A onetime respiratory therapist is currently wanted by law enforcement over a death believed to be related to her line of work.
Jennifer Hall, 41, stands accused of murdering at least one of her former patients at the Hedrick Medical Center in Chillicothe, Missouri, where she worked from December 2001 through May 2002.
Probable cause documents in the case obtained by Kansas City NBC affiliate KSHB note an atypical number of cardiac collapse incidents that occurred at the hospital during the more or less six months of her employment. Hall was eventually placed on administrative leave and never returned to work there.
“Because of Hall’s singular proximity to stricken patients, her access to pharmaceuticals which are deadly if misused, and her discovery and method of notifying staff of every patient’s cardiac emergency, nursing staff believed Hall was responsible for the patient deaths,” Chillicothe Police Officer Brian Schmidt wrote in the probable cause affidavit, a copy of which was also obtained by St. Louis Public Radio.
According to the police and to the hospital, the facility historically averaged one such “Code Blue” incident every six months. Hall’s tenure, however, coincided with a spike to 18 such incidents during the same time frame, the authorities have alleged.
Additionally, the hospital told investigators, the defendant was the person closest to each of those 18 patients. In the end, exactly half of the people who allegedly suffered cardiac collapses under Hall’s watch, nine in total, died despite efforts to revive them.
The final straw for the hospital came with the death of elderly pneumonia patient Fern Franco.
Court documents allege that Franco was discovered dead by both Hall and another hospital employee.
The circumstances of that discovery were strange, the other employee told law enforcement, because they had never been accompanied by a respiratory therapist when they entered a patient’s room before that incident. The other employee then performed life-saving measures on Franco but their efforts proved unsuccessful.
Hall was placed on leave by the hospital on May 21, 2002, in direct response to Franco’s death. Officials there said that after she was no longer working, their “Code Blue” numbers reverted to the mean.
On May 22, 2002, the Livingston County Coroner requested a search warrant for Franco’s remains.
An autopsy showed that morphine and succinylcholine, a drug used to induce short-term paralysis of the respiratory muscles for general anesthesia, were both present in Franco’s system the day she died. As it turned out, neither of those drugs were prescribed to the victim nor were they ordered by her doctors for a specific procedure.
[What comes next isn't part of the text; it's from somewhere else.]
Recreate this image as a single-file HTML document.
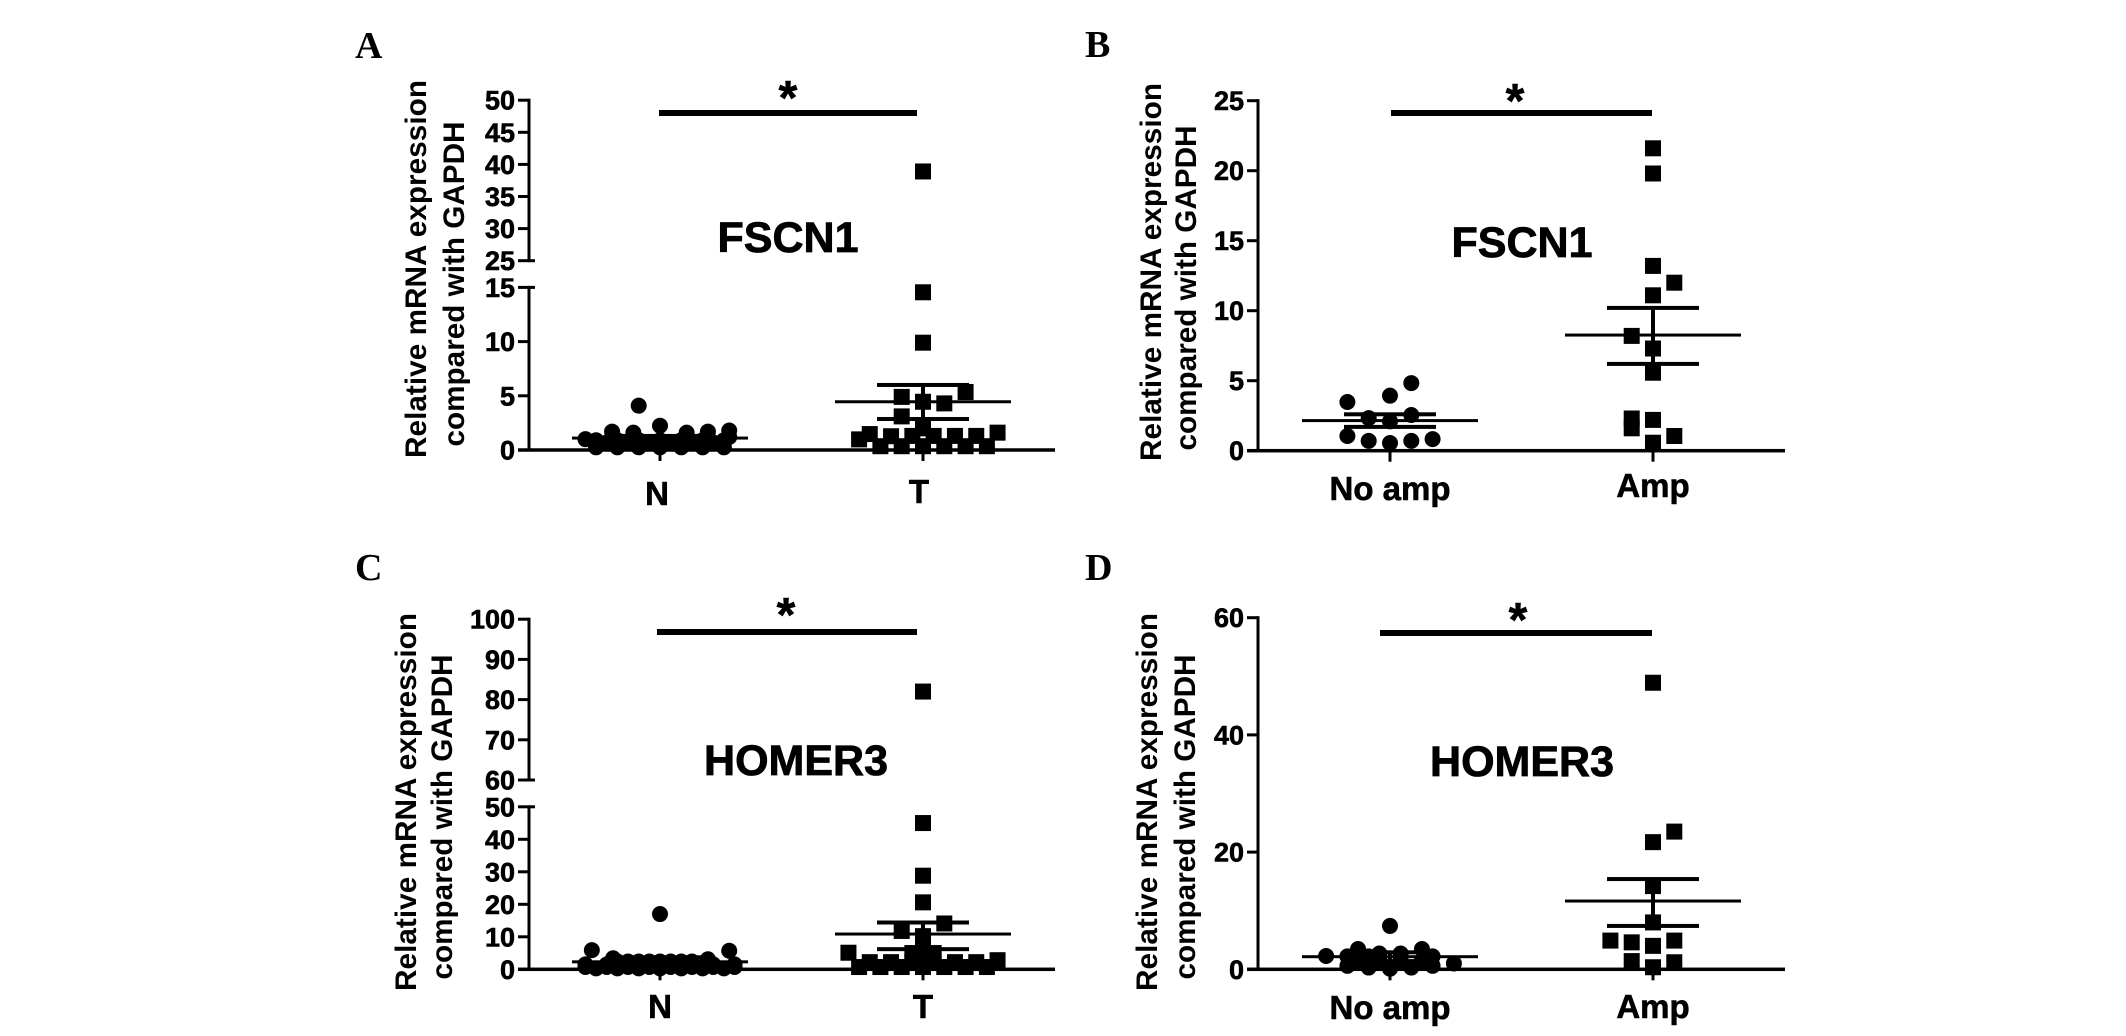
<!DOCTYPE html>
<html lang="en">
<head>
<meta charset="utf-8">
<title>FSCN1 and HOMER3 relative mRNA expression</title>
<style>
  html, body { margin: 0; padding: 0; background: #fff; }
  svg { display: block; width: 2126px; height: 1036px; font-family: "Liberation Sans", sans-serif; font-weight: bold; fill: #000; }
  .letter { font-family: "Liberation Serif", serif; font-size: 38px; font-weight: bold; }
  .ytitle { font-size: 29.7px; text-anchor: middle; }
  .gene { font-size: 43px; text-anchor: middle; stroke: #000; stroke-width: 0.8px; }
  .star { font-size: 48px; text-anchor: middle; stroke: #000; stroke-width: 0.6px; }
  .tick-label { font-size: 27px; text-anchor: end; stroke: #000; stroke-width: 0.6px; }
  .cat-label { font-size: 33px; text-anchor: middle; stroke: #000; stroke-width: 0.6px; }
</style>
</head>
<body>
<svg id="figure" xmlns="http://www.w3.org/2000/svg" width="2126" height="1036" viewBox="0 0 2126 1036">
  <text class="letter" x="355" y="58">A</text>
  <text class="letter" x="1085" y="57">B</text>
  <text class="letter" x="355" y="580">C</text>
  <text class="letter" x="1085" y="580">D</text>

  <text class="ytitle" transform="translate(426,269) rotate(-90)" textLength="378">Relative mRNA expression</text>
  <text class="ytitle" transform="translate(464,284) rotate(-90)" textLength="325">compared with GAPDH</text>
  <text class="ytitle" transform="translate(1161,272) rotate(-90)" textLength="378">Relative mRNA expression</text>
  <text class="ytitle" transform="translate(1196,288) rotate(-90)" textLength="325">compared with GAPDH</text>
  <text class="ytitle" transform="translate(416,802) rotate(-90)" textLength="378">Relative mRNA expression</text>
  <text class="ytitle" transform="translate(452,817) rotate(-90)" textLength="325">compared with GAPDH</text>
  <text class="ytitle" transform="translate(1157,802) rotate(-90)" textLength="378">Relative mRNA expression</text>
  <text class="ytitle" transform="translate(1195,817) rotate(-90)" textLength="325">compared with GAPDH</text>

  <text class="gene" x="788" y="252">FSCN1</text>
  <text class="gene" x="1522" y="257">FSCN1</text>
  <text class="gene" x="796" y="775">HOMER3</text>
  <text class="gene" x="1522" y="776">HOMER3</text>

  <rect x="659" y="110" width="258" height="6"/>
  <rect x="1391" y="110" width="261" height="6"/>
  <rect x="657" y="629" width="260" height="6"/>
  <rect x="1380" y="630" width="272" height="6"/>
  <text class="star" x="788" y="114">*</text>
  <text class="star" x="1515" y="117">*</text>
  <text class="star" x="786" y="631">*</text>
  <text class="star" x="1518" y="636">*</text>
</svg>
<script>
// Panel A data
const aTicks = [0, 5, 10, 15, 25, 30, 35, 40, 45, 50];
const aCategories = ["N", "T"];
const aNValues = [4.09, 2.24, 1.7, 1.6, 1.6, 1.7, 1.8, 1.2, 1.0, 0.9, 0.9, 0.9, 0.9, 0.9, 0.9, 0.9, 0.7, 0.7, 0.7, 0.7, 0.7, 0.7, 0.25, 0.25, 0.25, 0.25, 0.25, 0.25, 0.25];
const aNSlots = [-2, 0, -4.5, -2.5, 2.5, 4.5, 6.5, 6.5, -7, -6, -4, -2, 0, 2, 4, 6, -5, -3, -1, 1, 3, 5, -6, -4, -2, 0, 2, 4, 6];
const aTValues = [38.9, 14.55, 9.9, 5.35, 4.9, 4.45, 4.3, 3.1, 2.0, 0.98, 1.47, 1.27, 1.3, 1.3, 1.3, 1.3, 1.6, 0.35, 0.35, 0.35, 0.35, 0.35, 0.35];
const aTSlots = [0, 0, 0, 4, -2, 0, 2, -2, 0, -6, -5, -3, -1, 1, 3, 5, 7, -4, -2, 0, 2, 4, 6];
const aStats = [[1.1, 1.3, 0.9], [4.45, 6.0, 2.86]];

// Panel B data
const bTicks = [0, 5, 10, 15, 20, 25];
const bCategories = ["No amp", "Amp"];
const bNValues = [4.83, 3.93, 3.48, 2.55, 2.33, 2.1, 1.05, 0.83, 0.7, 0.7, 0.55];
const bNSlots = [2, 0, -4, 2, -2, 0, -4, 4, -2, 2, 0];
const bTValues = [21.6, 19.8, 13.2, 12.0, 11.1, 8.2, 7.3, 5.57, 2.3, 1.6, 2.2, 1.05, 0.57];
const bTSlots = [0, 0, 0, 2, 0, -2, 0, 0, -2, -2, 0, 2, 0];
const bStats = [[2.15, 2.6, 1.7], [8.26, 10.2, 6.2]];

// Panel C data
const cTicks = [0, 10, 20, 30, 40, 50, 60, 70, 80, 90, 100];
const cCategories = ["N", "T"];
const cNValues = [17.0, 5.9, 5.7, 3.4, 3.1, 2.4, 2.4, 2.4, 2.4, 2.4, 2.4, 2.4, 2.4, 1.5, 1.5, 1.5, 1.5, 1.5, 1.5, 1.5, 1.5, 0.7, 0.7, 0.7, 0.7, 0.7, 0.7, 0.7, 0.7, 0.3, 0.3, 0.3, 0.3, 0.3, 0.3, 0.3];
const cNSlots = [0, -6.4, 6.5, -4.4, 4.5, -4, -3, -1, 1, 3, 2, 0, -2, -7, -5, -3, -1, 1, 3, 5, 7, -7, -5, -3, -1, 1, 3, 5, 7, -6, -4, -2, 0, 2, 4, 6];
const cTValues = [82, 45, 28.8, 20.6, 14.1, 11.8, 10.2, 8, 5.1, 5.2, 5, 5, 2.2, 2.2, 2.2, 2.2, 2.2, 2.2, 2.8, 0.7, 0.7, 0.7, 0.7, 0.7, 0.7, 0.7];
const cTSlots = [0, 0, 0, 0, 2, -2, 0, 0, -7, 0, -1, 1, -5, -3, -1, 1, 3, 5, 7, -6, -4, -2, 0, 2, 4, 6];
const cStats = [[2.3, 3.7, 1.0], [10.85, 14.4, 6.2]];

// Panel D data
const dTicks = [0, 20, 40, 60];
const dCategories = ["No amp", "Amp"];
const dNValues = [7.4, 3.46, 3.46, 2.7, 2.7, 2.27, 2.2, 2.2, 2.2, 1.0, 1.5, 1.5, 1.5, 1.5, 0.6, 0.3, 0.1, 0.3, 0.6];
const dNSlots = [0, -3, 3, -1, 1, -6, -4, -2, 4, 6, -3, -1, 1, 3, -4, -2, 0, 2, 4];
const dTValues = [48.9, 23.5, 21.7, 14.2, 8.0, 4.9, 4.9, 4.6, 4.0, 1.4, 1.2, 0.35];
const dTSlots = [0, 2, 0, 0, 0, -4, 2, -2, 0, -2, 2, 0];
const dStats = [[2.15, 2.9, 1.4], [11.65, 15.4, 7.4]];

const svg = document.getElementById('figure');
const NS = 'http://www.w3.org/2000/svg';

function yA(v) { return v <= 15 ? 450 - v * 10.84 : 260.7 - (v - 25) * 6.42; }
function yB(v) { return 450.7 - v * 14; }
function yC(v) { return v <= 50 ? 969.3 - v * 3.25 : 780 - (v - 60) * 4.02; }
function yD(v) { return 969.3 - v * 5.86; }
function xLeft(cat, slot) { return (cat === 0 ? 660 : 923) + slot * 10.65; }
function xRight(cat, slot) { return (cat === 0 ? 1390 : 1653) + slot * 10.65; }

function shape(tag, name, fields) {
  const el = document.createElementNS(NS, tag);
  
  
  Object.keys(fields).forEach(function (k) { el.setAttribute(k, fields[k]); });
  svg.appendChild(el);
  return el;
}
function hLine(name, x1, x2, y, w) {
  return shape('rect', name, { x: x1, y: y - w / 2, width: x2 - x1, height: w });
}
function vLine(name, x, y1, y2, w) {
  return shape('rect', name, { x: x - w / 2, y: y1, width: w, height: y2 - y1 });
}

function drawPanel(id, ticks, categories, nValues, nSlots, tValues, tSlots, stats, y, x, axisX, axisEnd, segments, brk, catBaselines) {
  // y axis segments and ticks
  segments.forEach(function (s, i) {
    vLine('panel-' + id + '-y-axis-segment-' + i, axisX, y(s[1]) - 1.5, y(s[0]) + 1.5, 3);
  });
  ticks.forEach(function (t) {
    hLine('panel-' + id + '-y-tick-' + t, axisX - 11, axisX + (brk.indexOf(t) >= 0 ? 6 : 0), y(t), 3);
    const label = shape('text', 'panel-' + id + '-y-tick-label-' + t, { 'class': 'tick-label', x: axisX - 14, y: y(t) + 9.5 });
    label.textContent = String(t);
  });
  // x axis
  hLine('panel-' + id + '-x-axis', axisX - 11, axisEnd, y(0), 3.5);
  categories.forEach(function (c, i) {
    vLine('panel-' + id + '-x-tick-' + i, x(i, 0), y(0), y(0) + 11, 3);
    const label = shape('text', 'panel-' + id + '-category-label-' + i, { 'class': 'cat-label', x: x(i, 0) - (id === 'a' ? (i === 0 ? 3 : 4) : 0), y: catBaselines[i] });
    label.textContent = c;
  });
  // points
  nValues.forEach(function (v, i) {
    shape('circle', 'panel-' + id + '-point-group-1', { cx: x(0, nSlots[i]), cy: y(v), r: 8 });
  });
  tValues.forEach(function (v, i) {
    shape('rect', 'panel-' + id + '-point-group-2', { x: x(1, tSlots[i]) - 8, y: y(v) - 8, width: 16, height: 16 });
  });
  // mean and SEM
  stats.forEach(function (st, i) {
    const cx = x(i, 0);
    hLine('panel-' + id + '-mean-line-' + i, cx - 88, cx + 88, y(st[0]), 3);
    hLine('panel-' + id + '-error-cap-upper-' + i, cx - 46, cx + 46, y(st[1]), 4);
    hLine('panel-' + id + '-error-cap-lower-' + i, cx - 46, cx + 46, y(st[2]), 4);
    vLine('panel-' + id + '-error-stem-' + i, cx, y(st[1]), y(st[2]), 4);
  });
}

drawPanel('a', aTicks, aCategories, aNValues, aNSlots, aTValues, aTSlots, aStats, yA, xLeft, 529, 1055, [[0, 15], [25, 50]], [15, 25], [505, 503]);
drawPanel('b', bTicks, bCategories, bNValues, bNSlots, bTValues, bTSlots, bStats, yB, xRight, 1258, 1785, [[0, 25]], [], [500, 497]);
drawPanel('c', cTicks, cCategories, cNValues, cNSlots, cTValues, cTSlots, cStats, yC, xLeft, 529, 1055, [[0, 50], [60, 100]], [50, 60], [1018, 1018]);
drawPanel('d', dTicks, dCategories, dNValues, dNSlots, dTValues, dTSlots, dStats, yD, xRight, 1258, 1785, [[0, 60]], [], [1019, 1018]);
</script>
</body>
</html>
“We got a new chief of police, Jon Maples, and we got a new prosecutor in Adam Warren, and I went to both of those early on their new appointments and gave them all my information and discussed it with them,” Livingston County Coroner Scott Lindley said. “And after a while they got after the case.”
Experts on medical serial killers recently reviewed those findings and attributed Franco’s death to homicide by succinylcholine poisoning. According to court records reviewed by Law&Crime, prosecutors filed charges against Hall on May 4, 2022.
Hall has previously denied responsibility for the deaths at Hedrick Medical Center.
“Never,” she told The Kansas City Star in 2015. “No, never.”
“My name is just thrown out there, and it’s for horrifying reasons,” Hall said.
When that article ran, the outlet mused that Hall may simply be “extraordinarily jinxed [and] a two-time victim of false allegations.”
In 2001, she was convicted of setting a fire at another hospital. She served a year in prison before her conviction was appealed on the grounds that she suffered from ineffective assistance of counsel. She was tried a second time on those allegations and was acquitted.
In 2019, the Missouri Supreme Court unanimously dismissed a civil case against the defendant by the dead patients’ families because they filed their lawsuits well past the statute of limitations.
An attorney who previously represented the defendant excoriated the recent developments.
“It is absolutely devastating to my client and her family and myself, frankly, to have a case that is without merit whatsoever and based on conjecture and speculation,” Matthew O’Connor told the local NPR affiliate. “This isn’t lawyer talk — there aren’t facts in support of it because Ms. Hall did not commit these acts.”
The 34 state witnesses who complained, according to the probable cause affidavit, have had their identities hidden because they fear for the safety of their families due to Hall allegedly being “exceptionally computer literate, capable of locating anyone’s personal information, and efficient at masking her on-line identity.”
O’Connor remains unconvinced.
“This case is based on the hindsight of people looking at issues in their own hospital and when Ms. Hall’s prior wrongful conviction came to their attention, they started pushing pieces toward her,” the attorney continued. “They’ve tried for years to find evidence and it didn’t even rise to the level of a civil case, which is a much lower standard. The Missouri Supreme Court has thrown this case out at a civil level.”
Authorities in Livingston County say they believe that Hall is aware of the warrant out for her arrest. The sheriff’s office has her listed as one of the most wanted figures in the Kansas City area. She may currently be using the last name “Semaboye,” according to law enforcement.
Authorities in Kansas are also looking for Hall.
The new case is filed under number 22LV-CR00251 in Livingston County, Missouri. The current online court docket is sparse and does not list a defense attorney.